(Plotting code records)
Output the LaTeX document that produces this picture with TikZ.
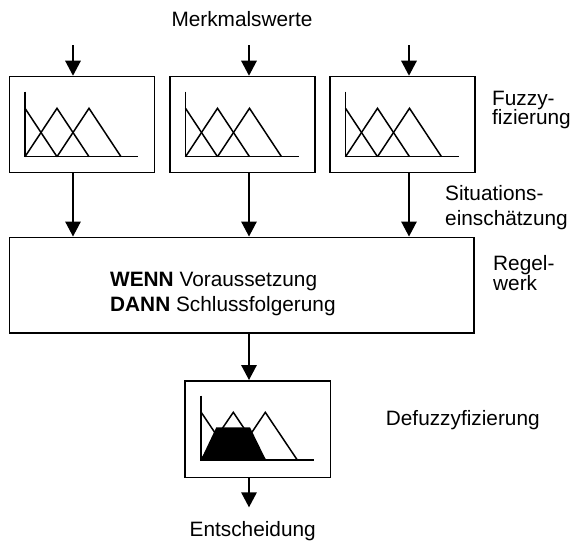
\documentclass[tikz,border=0pt]{standalone}
\usepackage{fontspec}
\setmainfont{Liberation Sans}
\usetikzlibrary{arrows.meta}
\newcommand\mfaxes{%
  \draw[mf] (16.5,16) -- (16.5,81) -- (129.5,81);}
\newcommand\mftris{%
  \draw[mf] (16.5,32.6) -- (48.5,81);
  \draw[mf] (16.5,81) -- (48.5,32.6) -- (80.5,81);
  \draw[mf] (48.5,81) -- (80.5,32.6) -- (112.5,81);}
\begin{document}
\begin{tikzpicture}[x=1pt,y=-1pt,
  every node/.style={font=\fontsize{20.8}{24}\selectfont, inner sep=0pt},
  box/.style={draw, line width=1.5pt, minimum width=145pt, minimum height=96pt, anchor=north west},
  arr/.style={line width=1.5pt, -{Triangle[width=15.5pt,length=15pt]}},
  lbl/.style={anchor=base west},
  mf/.style={line width=1.5pt, line join=miter}]
\useasboundingbox (0,0) rectangle (572,542);

% boxes
\node[box] (f1) at (8.5,75.7) {};
\node[box] (f2) at (169,75.7) {};
\node[box] (f3) at (329,75.7) {};
\node[box, minimum width=464.5pt, minimum height=95.5pt] (rule) at (8.5,236.5) {};
\node[box, minimum width=145.4pt, minimum height=96.7pt] (dz) at (184.3,380) {};

% membership plots
\begin{scope}[shift={(f1.north west)}]\mfaxes\mftris\end{scope}
\begin{scope}[shift={(f2.north west)}]\mfaxes\mftris\end{scope}
\begin{scope}[shift={(f3.north west)}]\mfaxes\mftris\end{scope}
\begin{scope}[shift={(dz.north west)}]
  \fill (16.5,80) -- (32,47.3) -- (65.7,47.3) -- (81.7,80) -- cycle;
  \draw[mf] (16.5,15.7) -- (16.5,80) -- (129.7,80);
  \draw[mf] (16.5,31.7) -- (49,80);
  \draw[mf] (16.5,80) -- (49,32.3) -- (81,80);
  \draw[mf] (49,80) -- (81,32.3) -- (113,80);
\end{scope}

% arrows
\coordinate (in1) at (73,45);
\coordinate (in2) at (249,45);
\coordinate (in3) at (409,45);
\coordinate (out) at (249,507.3);
\draw[arr] (in1) -- (in1 |- f1.north);
\draw[arr] (in2) -- (in2 |- f2.north);
\draw[arr] (in3) -- (in3 |- f3.north);
\draw[arr] (f1.south -| in1) -- (rule.north -| in1);
\draw[arr] (f2.south -| in2) -- (rule.north -| in2);
\draw[arr] (f3.south -| in3) -- (rule.north -| in3);
\draw[arr] (rule.south -| in2) -- (dz.north -| in2);
\draw[arr] (dz.south -| out) -- (out);

% labels
\node[anchor=base] (mw) at (242,26) {Merkmalswerte};
\node[lbl] (fz1) at (492,105) {Fuzzy-};
\node[lbl] (fz2) at (492,124.5) {fizierung};
\node[lbl] (si1) at (445,200) {Situations-};
\node[lbl] (si2) at (445,225) {einschätzung};
\node[lbl] (rw1) at (493,270) {Regel-};
\node[lbl] (rw2) at (493,290) {werk};
\node[lbl] (wenn) at (110,286) {\textbf{WENN} Voraussetzung};
\node[lbl] (dann) at (110,311.7) {\textbf{DANN} Schlussfolgerung};
\node[lbl] (df) at (385.7,425) {Defuzzyfizierung};
\node[anchor=base] (ent) at (252.7,536.7) {Entscheidung};
\end{tikzpicture}
\end{document}
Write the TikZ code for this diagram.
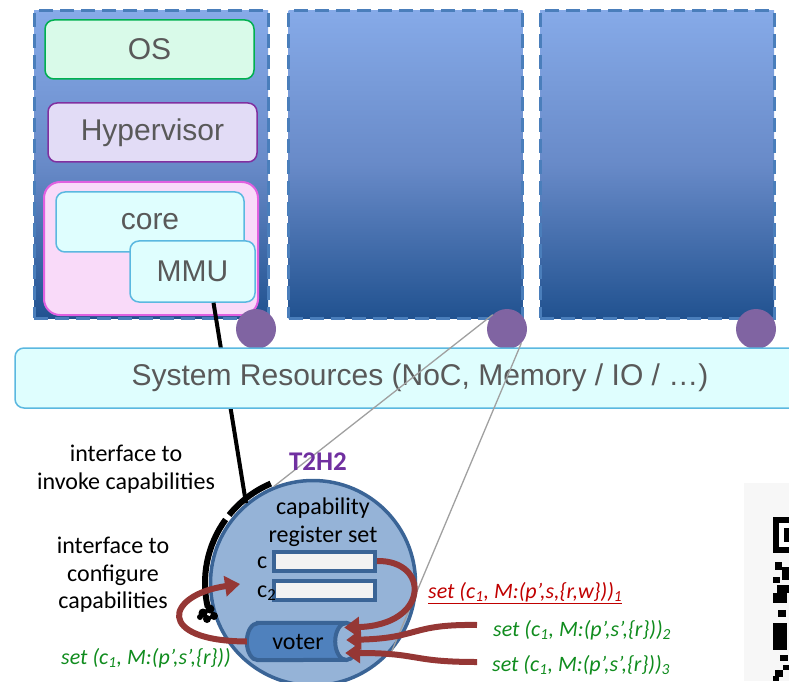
\documentclass[tikz,border=0pt]{standalone}
\usepackage{fontspec}
\setmainfont{Liberation Sans}
\newfontfamily\calfont{Carlito}
\usetikzlibrary{shapes.geometric,arrows.meta,calc}

\definecolor{bladetop}{RGB}{134,170,232}
\definecolor{blademid}{RGB}{104,138,200}
\definecolor{bladebot}{RGB}{33,82,144}
\definecolor{bladeedge}{RGB}{74,126,187}
\definecolor{labelgray}{RGB}{89,89,89}
\definecolor{osfill}{RGB}{217,250,233}
\definecolor{osedge}{RGB}{0,176,80}
\definecolor{hypfill}{RGB}{226,220,246}
\definecolor{hypedge}{RGB}{128,48,160}
\definecolor{cpufill}{RGB}{249,218,249}
\definecolor{cpuedge}{RGB}{224,96,224}
\definecolor{cyanfill}{RGB}{223,254,254}
\definecolor{cyanedge}{RGB}{91,184,224}
\definecolor{portpurple}{RGB}{128,100,162}
\definecolor{tfill}{RGB}{149,179,215}
\definecolor{tedge}{RGB}{58,100,150}
\definecolor{regfill}{RGB}{242,242,242}
\definecolor{voterblue}{RGB}{79,129,189}
\definecolor{arrowred}{RGB}{149,55,53}
\definecolor{tpurple}{RGB}{112,48,160}
\definecolor{setred}{RGB}{192,0,0}
\definecolor{setgreen}{RGB}{16,140,30}
\definecolor{wire}{RGB}{160,160,160}

\begin{document}
\begin{tikzpicture}[x=1pt,y=1pt,
  blade/.style={draw=bladeedge, line width=3pt, dash pattern=on 14pt off 7pt,
    top color=bladetop, bottom color=bladebot, middle color=blademid,
    minimum width=234pt, minimum height=307pt, inner sep=0pt},
  biglabel/.style={font=\fontsize{30}{36}\selectfont, text=labelgray},
  layerbox/.style={biglabel, rounded corners=9pt, line width=1.5pt, inner sep=0pt},
  port/.style={circle, fill=portpurple, minimum size=40pt, inner sep=0pt},
  smalltext/.style={font=\calfont\fontsize{24}{28}\selectfont, text=black},
  settext/.style={font=\calfont\itshape\fontsize{22}{26}\selectfont, inner sep=0pt},
  reg/.style={draw=tedge, fill=regfill, line width=4pt, minimum width=101pt,
    minimum height=19pt, inner sep=0pt},
  redarrow/.style={draw=arrowred, line width=6pt,
    -{Triangle[length=15pt,width=20pt]}},
  wireline/.style={draw=wire, line width=1.3pt}
]
\useasboundingbox (0,0) rectangle (789,681);

% processing elements
\node[blade] (b1) at (151,516.5) {};
\node[blade] (b2) at (405.5,516.5) {};
\node[blade] (b3) at (657,516.5) {};

% software stack of the first element
\node[layerbox, draw=osedge, fill=osfill, minimum width=209pt, minimum height=59pt]
  (os) at (149.5,631.5) {OS};
\node[layerbox, draw=hypedge, fill=hypfill, minimum width=209pt, minimum height=59pt]
  (hyp) at (152.5,548.5) {Hypervisor};
\node[draw=cpuedge, fill=cpufill, line width=2pt, rounded corners=16pt,
  minimum width=214pt, minimum height=133pt, inner sep=0pt] (cpu) at (151,432.5) {};
\node[layerbox, draw=cyanedge, fill=cyanfill, minimum width=188pt, minimum height=60pt]
  (core) at (150,459) {core};
\node[layerbox, draw=cyanedge, fill=cyanfill, minimum width=125pt, minimum height=61pt]
  (mmu) at (192.5,409.5) {MMU};

% ports to the interconnect
\node[port] (p1) at (256,352) {};
\node[port] (p2) at (507,352) {};
\node[port] (p3) at (756,352) {};

% capability unit
\node[circle, draw=tedge, fill=tfill, line width=3.5pt, minimum size=205pt,
  inner sep=0pt] (t2h2) at (313,98) {};

% invocation wire from the MMU
\draw[line width=4pt] ($(mmu.south)+(21,0)$) -- (t2h2.130);

% shared resources
\node[draw=cyanedge, fill=cyanfill, line width=1.5pt, rounded corners=9pt,
  minimum width=790pt, minimum height=60pt, inner sep=0pt] (res) at (410,303) {};
\node[biglabel, inner sep=0pt] (reslabel) at (420,303)
  {System Resources (NoC, Memory / IO / \ldots)};

% magnification lines from the port
\draw[wireline] (p2.135) -- (t2h2.112);
\draw[wireline] (p2.-45) -- (t2h2.-41);

% interface segments on the unit's border
\draw[line width=6pt] ($(t2h2.center)+(113:108)$) arc[start angle=113, end angle=141, radius=108];
\draw[line width=6pt] ($(t2h2.center)+(144:108)$) arc[start angle=144, end angle=193, radius=108];
\fill (203,68) circle (4.5) (210,72) circle (4.5) (214,65) circle (4)
      (207,62) circle (4) (200,64) circle (3);

\node[font=\calfont\bfseries\fontsize{27}{32}\selectfont, text=tpurple] (t2lab)
  at (318,219) {T2H2};
\node[smalltext, align=center] (crs) at (323,159) {capability\\register set};

% capability registers
\node[smalltext, anchor=base west, inner sep=0pt] (c1lab) at (257,113) {c};
\node[reg] (c1) at (324.5,120) {};
\node[reg] (c2) at (324.5,91) {};
\node[smalltext, anchor=base west, inner sep=0pt] (c2lab) at (257,84) {c\textsubscript{2}};

% voter: a lying cylinder, open face to the right
\node[minimum width=110pt, minimum height=37pt, inner sep=0pt] (voter) at (302,39.5) {};
\path[fill=voterblue, draw=tedge, line width=4pt]
  ($(voter.north west)+(11,0)$) -- ($(voter.north east)+(-11,0)$)
  arc[start angle=90, end angle=-90, x radius=11, y radius=18.5]
  -- ($(voter.south west)+(11,0)$)
  arc[start angle=270, end angle=90, x radius=11, y radius=18.5] -- cycle;
\path[fill=tfill, draw=tedge, line width=4pt]
  ($(voter.east)+(-11,0)$) ellipse [x radius=11, y radius=18.5];
\node[font=\calfont\fontsize{24}{28}\selectfont, inner sep=0pt] (votertext)
  at ($(voter.center)+(-4,0)$) {voter};

% update requests
\coordinate (inB) at (477,56);
\coordinate (inC) at (477,19);
\coordinate (fbtip) at (240,97);
\draw[redarrow] (c1.east) .. controls (430,121) and (430,56) .. ($(voter.east)+(-13,14)$);
\draw[redarrow] (inB) .. controls (410,57) and (420,43) .. ($(voter.east)+(-11,1.5)$);
\draw[redarrow] (inC) .. controls (410,19) and (420,28) .. ($(voter.east)+(-12,-11.5)$);
\draw[redarrow] (voter.west) .. controls (155,40) and (165,86) .. (fbtip);

% labels
\node[smalltext, align=center] (ifinv) at (126,212) {interface to\\invoke capabilities};
\node[smalltext, align=center, font=\calfont\fontsize{24}{27.5}\selectfont] (ifcfg)
  at (113,106) {interface to\\configure\\capabilities};

\node[settext, text=setred, anchor=west] (s1) at (428,88)
  {\underline{set (c\textsubscript{1}, M:(p’,s,\{r,w\}))\textsubscript{1}}};
\node[settext, text=setgreen, anchor=west] (s2) at (493,51)
  {set (c\textsubscript{1}, M:(p’,s’,\{r\}))\textsubscript{2}};
\node[settext, text=setgreen, anchor=west] (s3) at (492,16)
  {set (c\textsubscript{1}, M:(p’,s’,\{r\}))\textsubscript{3}};
\node[settext, text=setgreen] (s0) at (146,23)
  {set (c\textsubscript{1}, M:(p’,s’,\{r\}))};

% code tag at the right border
\begin{scope}[yshift=681pt, yscale=-1]
  \fill[black!3] (744,483) rectangle (789,681);
  \fill (773,517) rectangle (789,553);
  \fill[white] (779,523) rectangle (789,547);
  \fill (784,528) rectangle (789,542);
  \fill (775,562) rectangle ++(7,8);
  \fill (782,567) rectangle ++(7,13);
  \fill (773,577) rectangle ++(7,6);
  \fill (777,585) rectangle ++(12,8);
  \fill (773,593) rectangle ++(14,10);
  \fill (778,610) rectangle ++(8,7);
  \fill (773,623) rectangle ++(14,27);
  \fill (780,655) rectangle ++(8,6);
  \fill (783,665) rectangle ++(6,5);
  \fill (775,670) rectangle ++(8,7);
  \fill (773,676) rectangle ++(6,5);
\end{scope}
\end{tikzpicture}
\end{document}
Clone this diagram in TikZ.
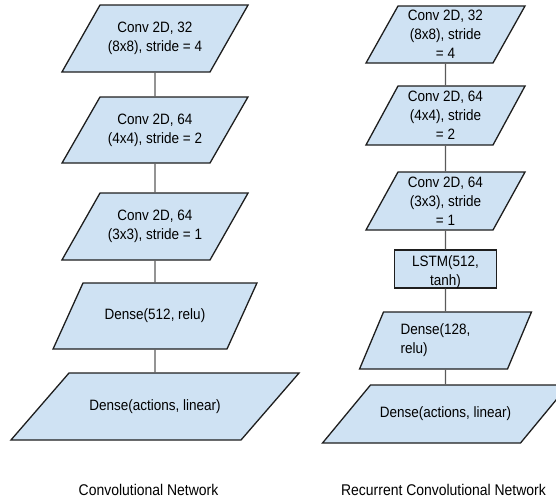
\documentclass[tikz,border=0pt]{standalone}
\usepackage{fontspec}
\setmainfont{Liberation Sans}[FakeStretch=0.9]
\usetikzlibrary{shapes.geometric}

\definecolor{layerfill}{RGB}{207,226,243}
\definecolor{layerline}{RGB}{30,30,30}
\definecolor{linkgray}{RGB}{90,90,90}

% text block of a layer: height, body width, text
\newcommand{\layertext}[3]{\parbox[c][#1][c]{#2}{\centering #3}}

\tikzset{
	layer/.style={trapezium, trapezium left angle=#1, trapezium right angle={180-#1},
		draw=layerline, fill=layerfill, line width=1.3pt, inner sep=0pt,
		font=\fontsize{15}{19}\selectfont},
	cell/.style={rectangle, draw=layerline, fill=layerfill, line width=1.3pt,
		inner sep=0pt, font=\fontsize{15}{19}\selectfont},
	link/.style={draw=linkgray, line width=1.1pt},
	caption/.style={font=\fontsize{15.5}{18}\selectfont}
}

\begin{document}
\begin{tikzpicture}[x=1pt, y=-1pt]
			\useasboundingbox (0,0) rectangle (556,501);

			% convolutional network
			\node[layer=60.4] (cnnconv1) at (155,38.5) {\layertext{67pt}{110pt}{Conv 2D, 32\\(8x8), stride = 4}};
			\node[layer=60.1] (cnnconv2) at (155,130) {\layertext{66pt}{110pt}{Conv 2D, 64\\(4x4), stride = 2}};
			\node[layer=60.4] (cnnconv3) at (155,226.5) {\layertext{67pt}{110pt}{Conv 2D, 64\\(3x3), stride = 1}};
			\node[layer=65.6] (cnndense1) at (155,316) {\layertext{66pt}{144pt}{Dense(512, relu)}};
			\node[layer=49.1] (cnnout) at (155,406.5) {\layertext{67pt}{172pt}{Dense(actions, linear)}};

			\draw[link] (cnnconv1) -- (cnnconv2);
			\draw[link] (cnnconv2) -- (cnnconv3);
			\draw[link] (cnnconv3) -- (cnndense1);
			\draw[link] (cnndense1) -- (cnnout);

			\node[caption] (cnnlabel) at (148.5,490) {Convolutional Network};

			% recurrent convolutional network
			\node[layer=60.7] (rcnconv1) at (445.5,34.5) {\layertext{57pt}{95pt}{Conv 2D, 32\\(8x8), stride\\= 4}};
			\node[layer=61.5] (rcnconv2) at (445.5,115.5) {\layertext{59pt}{95pt}{Conv 2D, 64\\(4x4), stride\\= 2}};
			\node[layer=61.1] (rcnconv3) at (445.5,201) {\layertext{58pt}{95pt}{Conv 2D, 64\\(3x3), stride\\= 1}};
			\node[cell] (rcnlstm) at (445.5,269) {\layertext{38pt}{102pt}{\vspace*{7pt}LSTM(512,\\tanh)}};
			\node[layer=67.2] (rcndense1) at (445.5,340.5) {\parbox[c][57pt][c]{124pt}{\raggedright\leftskip=17pt Dense(128,\\relu)}};
			\node[layer=50.4] (rcnout) at (445.5,414) {\layertext{58pt}{150pt}{Dense(actions, linear)}};

			\draw[link] (rcnconv1) -- (rcnconv2);
			\draw[link] (rcnconv2) -- (rcnconv3);
			\draw[link] (rcnconv3) -- (rcnlstm);
			\draw[link] (rcnlstm) -- (rcndense1);
			\draw[link] (rcndense1) -- (rcnout);

			\node[caption] (rcnlabel) at (443.5,490) {Recurrent Convolutional Network};
\end{tikzpicture}
\end{document}
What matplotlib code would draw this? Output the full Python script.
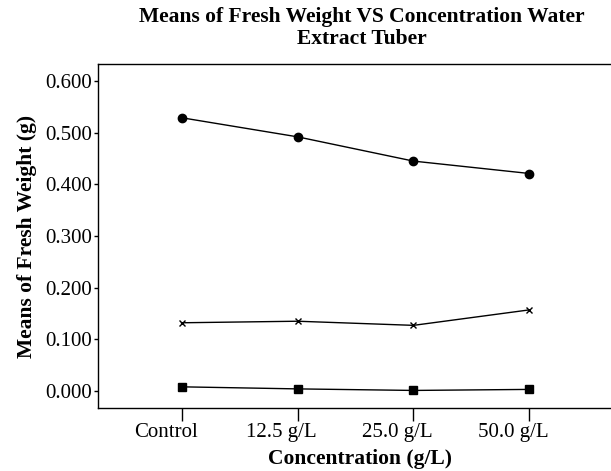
import matplotlib
matplotlib.use("Agg")
import matplotlib.pyplot as plt
import matplotlib.transforms as mtransforms

# data
categories = ["Control", "12.5 g/L", "25.0 g/L", "50.0 g/L"]
circle_vals = [0.529, 0.492, 0.445, 0.421]
cross_vals = [0.132, 0.135, 0.127, 0.157]
square_vals = [0.008, 0.004, 0.001, 0.003]
yticks = [0.0, 0.1, 0.2, 0.3, 0.4, 0.5, 0.6]

plt.rcParams["font.family"] = ["Liberation Serif", "DejaVu Serif"]

fig = plt.figure(figsize=(6.11, 4.71), dpi=100)
ax = fig.add_axes([98 / 611, 1 - 408 / 471, 515 / 611, 344 / 471])

x = list(range(len(categories)))
ax.plot(x, circle_vals, color="black", lw=1, marker="o", ms=6)
ax.plot(x, cross_vals, color="black", lw=1, marker="x", ms=4, mew=1)
ax.plot(x, square_vals, color="black", lw=1, marker="s", ms=5.5)

ax.set_xlim(-0.72, 3.72)
ax.set_ylim(-0.033, 0.633)
ax.set_xticks(x)
ax.set_xticklabels(categories, fontsize=15)
ax.set_yticks(yticks)
ax.set_yticklabels(["%.3f" % v for v in yticks], fontsize=15)
ax.tick_params(axis="x", length=9, width=1, pad=2)
ax.tick_params(axis="y", length=3, width=1, pad=1)
for s in ax.spines.values():
    s.set_linewidth(1)

# tick labels sit a bit left of their ticks in the original
shift = mtransforms.ScaledTranslation(-16 / 100, 0, fig.dpi_scale_trans)
for lab in ax.get_xticklabels():
    lab.set_transform(lab.get_transform() + shift)

ax.set_xlabel("Concentration (g/L)", fontsize=15.5, fontweight="bold", labelpad=5)
ax.xaxis.label.set_x(262 / 515)
ax.set_ylabel("Means of Fresh Weight (g)", fontsize=15.5, fontweight="bold", labelpad=6)

fig.text(362 / 611, 1 - 7 / 471, "Means of Fresh Weight VS Concentration Water\nExtract Tuber",
         ha="center", va="top", fontsize=15.5, fontweight="bold", linespacing=1.15)

fig.savefig("out.png", dpi=100)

REQUIRED TASK
Nothing but the lines from the one with "What matplotlib code" down to the one with "import matplotlib.transforms as mtransforms" should be printed, both of them included. Leave out the pictures.

ANSWER FOR THIS EXERCISE
What matplotlib code would draw this? Output the full Python script.
import matplotlib
matplotlib.use("Agg")
import matplotlib.pyplot as plt
import matplotlib.transforms as mtransforms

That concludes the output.